I push myself very hard, and most of my burnout sets don’t go very long because of it. If you are questioning my intensity, I assure you that I’m motivated and very intense in my workouts (at least I have been more recently). If there’s any doubt on my routine, I would not direct it towards my intensity rather than the routine itself.

That’s what I’ve heard on other forums too. My progress is not where it should be for how long I’ve been lifting. I also highly doubt it’s my calorie counting, because I count everything I take in as accurately as possible. There’s a possibility that I’ve gotten in worse shape because of some dangerous cutting I did more recently.

What is your opinion on the supplements listed in the article? Specifically ZMA and Flameout

Sorry for the separate responses, I am new here after all. I would like to address my misguided and misunderstood anger earlier towards @flipcollar. I was not mad about his insults, and I didn’t take them personally. I just did not see enough advice to warrant the amount of rudeness. He has given me strong advice now, and I am thankful for it. I hope we can move past that part and focus more around the main question: Should I cut or bulk? Thank you for everyone responding and helping, and sorry for the photos as they are not very good and make it hard to give accurate advice.

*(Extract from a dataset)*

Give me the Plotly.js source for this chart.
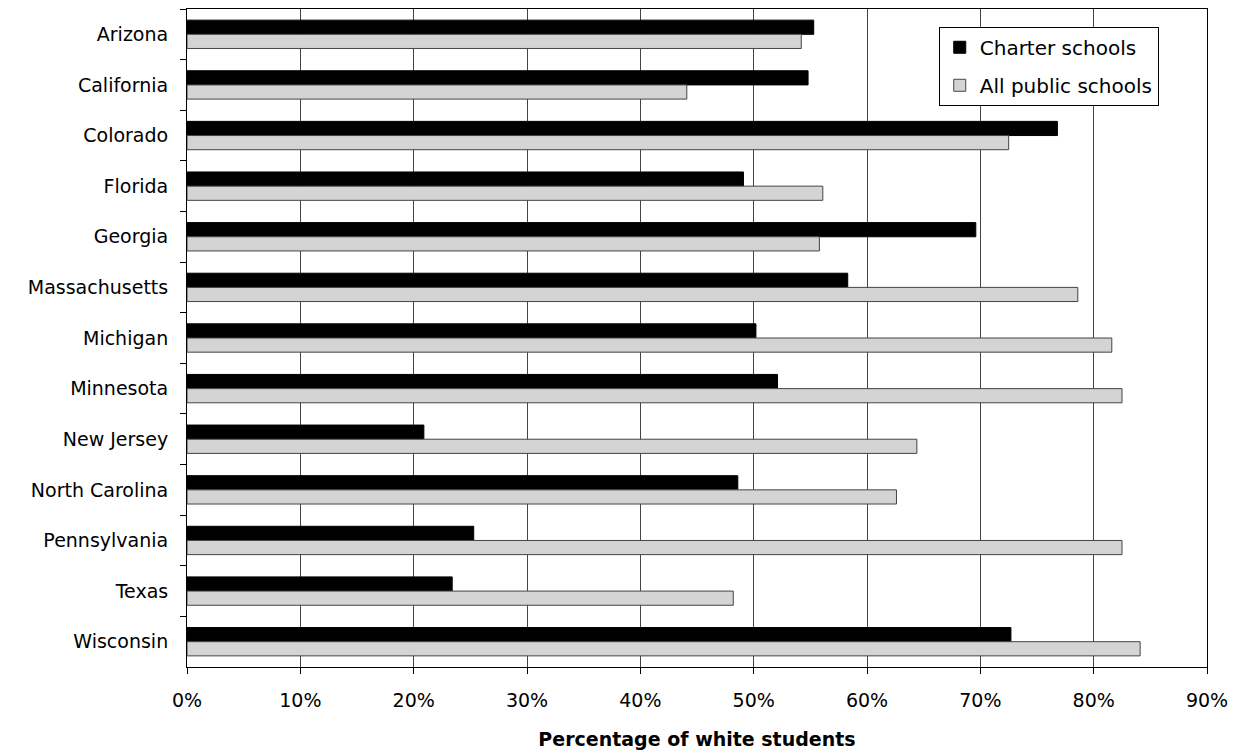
<!DOCTYPE html>
<html>
<head>
<meta charset="utf-8">
<script src="https://cdn.plot.ly/plotly-3.0.1.min.js"></script>
<style>html,body{margin:0;padding:0;background:#fff;}#chart{width:1236px;height:750px;}</style>
</head>
<body>
<div id="chart"></div>
<script>
const states = ["Arizona","California","Colorado","Florida","Georgia","Massachusetts","Michigan","Minnesota","New Jersey","North Carolina","Pennsylvania","Texas","Wisconsin"];
const charterSchools = [0.553,0.548,0.768,0.491,0.696,0.583,0.502,0.521,0.209,0.486,0.253,0.234,0.727];
const allPublicSchools = [0.542,0.441,0.725,0.561,0.558,0.786,0.816,0.825,0.644,0.626,0.825,0.482,0.841];
const seriesNames = ["Charter schools","All public schools"];
const xTickVals = [0,0.1,0.2,0.3,0.4,0.5,0.6,0.7,0.8,0.9];

const font = {family: "DejaVu Sans, Verdana, sans-serif", size: 19, color: "#000"};

const traces = [
  {type:"bar", orientation:"h", name: seriesNames[0], y: states, x: charterSchools,
   legendgroup:"a",
   marker:{color:"#000000", line:{color:"#000000", width:1}}},
  {type:"bar", orientation:"h", name: seriesNames[1], y: states, x: allPublicSchools,
   legendgroup:"b",
   marker:{color:"#d4d4d4", line:{color:"#444444", width:1}}}
];

const layout = {
  width:1236, height:750,
  margin:{l:187, r:29, t:9, b:83},
  paper_bgcolor:"#fff", plot_bgcolor:"#fff",
  font: font,
  barmode:"group", bargap:0.44, bargroupgap:0,
  showlegend:true,
  legend:{x:0.737, y:0.973, xanchor:"left", yanchor:"top",
    bgcolor:"#fff", bordercolor:"#000", borderwidth:1,
    font:{family:font.family, size:20, color:"#000"},
    tracegroupgap:9, traceorder:"grouped"},
  xaxis:{range:[0,0.9], tickvals:xTickVals, tickformat:".0%",
    showgrid:true, gridcolor:"#444", gridwidth:1,
    zeroline:false, showline:true, linecolor:"#000", linewidth:1, mirror:true,
    ticks:"outside", ticklen:6, tickcolor:"#000", ticklabelstandoff:10,
    fixedrange:true,
    title:{text:"<b>Percentage of white students</b>", font:{family:font.family, size:19, color:"#000"}, standoff:24}},
  yaxis:{type:"category", autorange:"reversed", categoryorder:"array", categoryarray:states,
    showgrid:false, zeroline:false, showline:true, linecolor:"#000", linewidth:1, mirror:true,
    ticks:"outside", tickson:"boundaries", ticklen:6, tickcolor:"#000", ticklabelstandoff:14,
    fixedrange:true}
};

Plotly.newPlot("chart", traces, layout, {displayModeBar:false, staticPlot:true});
</script>
</body>
</html>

Adding an edit here to give a recount of information that may be vital in helping determine a good course of action.

Recount:

  • 5’9", 158lbs, Squat Max 300lbs, Bench Max 200lbs
  • Taking 5g creatine everyday, never did a loading phase, drinking 3gal water per day
  • Bulked to 170 awhile ago, weight stagnated for awhile, cut from 160 → 150 in maybe 6 months.
  • Scared of bulking as I do not want to get fat again, but I am willing to do it with enough reason
  • Intensity in my workout is very high, just assume that to be 100% truth
  • Count my calories and hit 150g of protein everyday
  • Working out 1h30m per day, walking 5mi per day @ 3mph, TDEE averages 2800calories burned
  • I went on a scary hard cut over the summer as a result of being tired of waiting for my slow cut. I ran sprints every 3 days, and filled the rest of the days with 4mi of running. I also lifted 1hr per day. I ate 1300-1600 calories per day and dropped from 157-> 148 in 2months, but jumped back up to 152 once I started eating properly. I am now coming to terms that this may have been the reason I haven’t made “much progress” as I may have lost considerable muscle.